Kurtuluş Savaşı’nda Ermeni Meselesi
Doğu Anadolu’daki Ermeni olaylarından dolayı Kâzım Karabekir komutanı olduğu XV. Kolordu’yu dağıtmamıştı. Bu kolordunun varlığı Ermeniler için kısmen de olsa caydırıcı bir unsurdu. Bölge, Doğu Anadolu Müdafaa-i Hukuk Cemiyeti’nin çalışmaları sonucu örgütlenmişti.
- 9 Haziran 1920’de Kâzım Karabekir’in, TBMM tarafından, doğu cephesi komutanlığına atanması sonucunda devletin ilk cephesi oluşmuş oldu.
- 28 Ekim 1920’de harekete geçen Türk ordusu karşısında tutunamayacağını anlayan Ermeniler, barış isteyince, 3 Aralık 1920’de Kâzım Karabekir, TBMM adına Ermenilerle Gümrü Antlaşması’nı imzaladı.
Not: 5 Aralık 1920’de Ermenistan, Sovyet Rusya yönetimine girdiği için Gümrü Antlaşması, Ermeni meclisinden geçememiştir.
Gümrü Antlaşması (3 Aralık 1920)
1.Ermeniler, Kars, Gümrü ve Sarıkamış’ı terk edecek.
2.Aras Nehri ile Çıldır Gölü arası Türk-Ermeni sınırı olacak.
3.Ermeniler TBMM aleyhine olan antlaşmaları tanımayacaktır.
4.Göç ettirilmiş olan Ermeniler altı ay içinde Türkiye’ye geri dönebilecektir.

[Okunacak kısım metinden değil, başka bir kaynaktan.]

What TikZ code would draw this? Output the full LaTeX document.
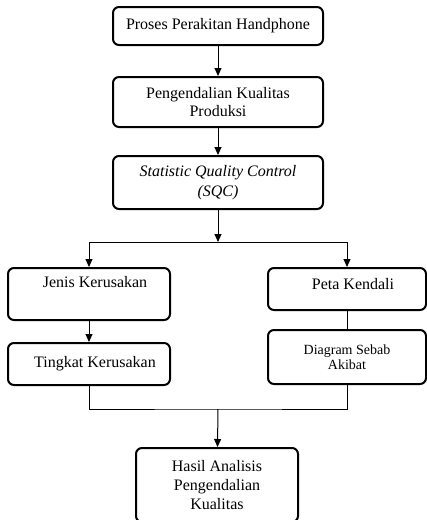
\documentclass[tikz,border=0pt]{standalone}
\usepackage{fontspec}
\setmainfont{Liberation Serif}
\usetikzlibrary{arrows.meta}

\begin{document}
\begin{tikzpicture}[x=1pt,y=-1pt,
  box/.style={draw,line width=2pt,rounded corners=6pt,align=center,inner sep=2pt,
    font=\fontsize{16}{18}\selectfont},
  arr/.style={-{Triangle[length=8pt,width=7pt]},line width=1pt},
  link/.style={line width=1pt}]
\useasboundingbox (0,0) rectangle (427,520);

% Main chain
\node[box,minimum width=210pt,minimum height=38pt] (proses) at (218,26) {Proses Perakitan Handphone};
\node[box,minimum width=210pt,minimum height=50pt] (kualitas) at (218,102) {Pengendalian Kualitas\\Produksi};
\node[box,minimum width=210pt,minimum height=53pt,font=\fontsize{16}{19.5}\selectfont\itshape] (sqc) at (218,182.5) {Statistic Quality Control\\(SQC)};

% Left branch
\node[box,minimum width=162pt,minimum height=52pt] (jenis) at (89,294) {\hspace{12pt}Jenis Kerusakan\\ \strut};
\node[box,minimum width=162pt,minimum height=42pt] (tingkat) at (89,364) {\hspace{12pt}Tingkat Kerusakan};

% Right branch
\node[box,minimum width=158pt,minimum height=42pt,text depth=10pt] (peta) at (347,289) {\hspace{12pt}Peta Kendali};
\node[box,minimum width=158pt,minimum height=54pt,font=\fontsize{14}{15.5}\selectfont] (diagram) at (347,357) {Diagram Sebab\\Akibat};

% Result
\node[box,minimum width=162pt,minimum height=74pt,font=\fontsize{16}{19}\selectfont] (hasil) at (217,485) {Hasil Analisis\\Pengendalian\\Kualitas};

\coordinate (split) at (218,242);
\coordinate (join) at (218,409);

% Connectors
\draw[arr] (proses) -- (kualitas);
\draw[arr] (kualitas) -- (sqc);
\draw[arr] (sqc) -- (split);
\draw[arr] (split) -| (jenis.north);
\draw[arr] (split) -| (peta.north);
\draw[arr] (jenis) -- (tingkat);
\draw[link] (peta) -- (diagram);
\draw[link] (tingkat.south) |- (join) -| (diagram.south);
\draw[arr] (join) -- (hasil);
\end{tikzpicture}
\end{document}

Ermeniler Kars civarından çekilince; Türkiye, Gürcülerle sınır komşusu oldu. Ardahan’ın bir kısmı, Artvin ve Batum Gürcülerin elindeydi. TBMM’nin verdiği ültimatom (kesin uyarı) sonucunda 23 Şubat 1921’de Gürcüler, Artvin, Ardahan ve Batum’u terk etti (Batum Antlaşması).
Gümrü Antlaşması’nın Önemi:
1.Mondros Mütarekesi ile belirlenen sınırlar ilk defa aşılmıştır.

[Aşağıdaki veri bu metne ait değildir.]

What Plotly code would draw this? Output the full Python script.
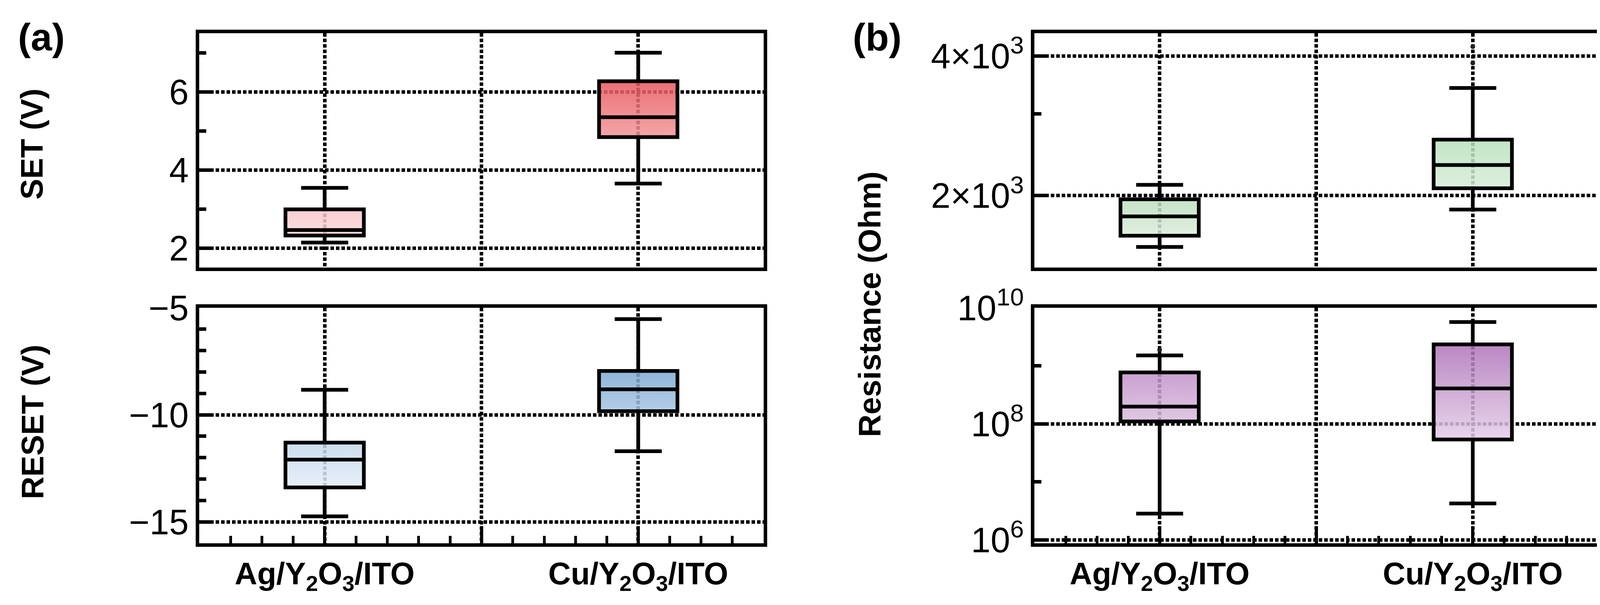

2.TBMM’nin ilk askeri ve siyasi başarısı görüldü.
3.Ermenistan TBMM’yi antlaşma imzalayarak tanıyan ilk devlet oldu.
4.Misak-ı Milli yönünde ilk adım atıldı.
5.Sevr Antlaşması’na ilk darbe vuruldu.
6.Doğu sınırının belirlenmesi yönünde ilk adım atıldı.
7.Doğudaki güçleri batıya kaydırma imkânı oluştu.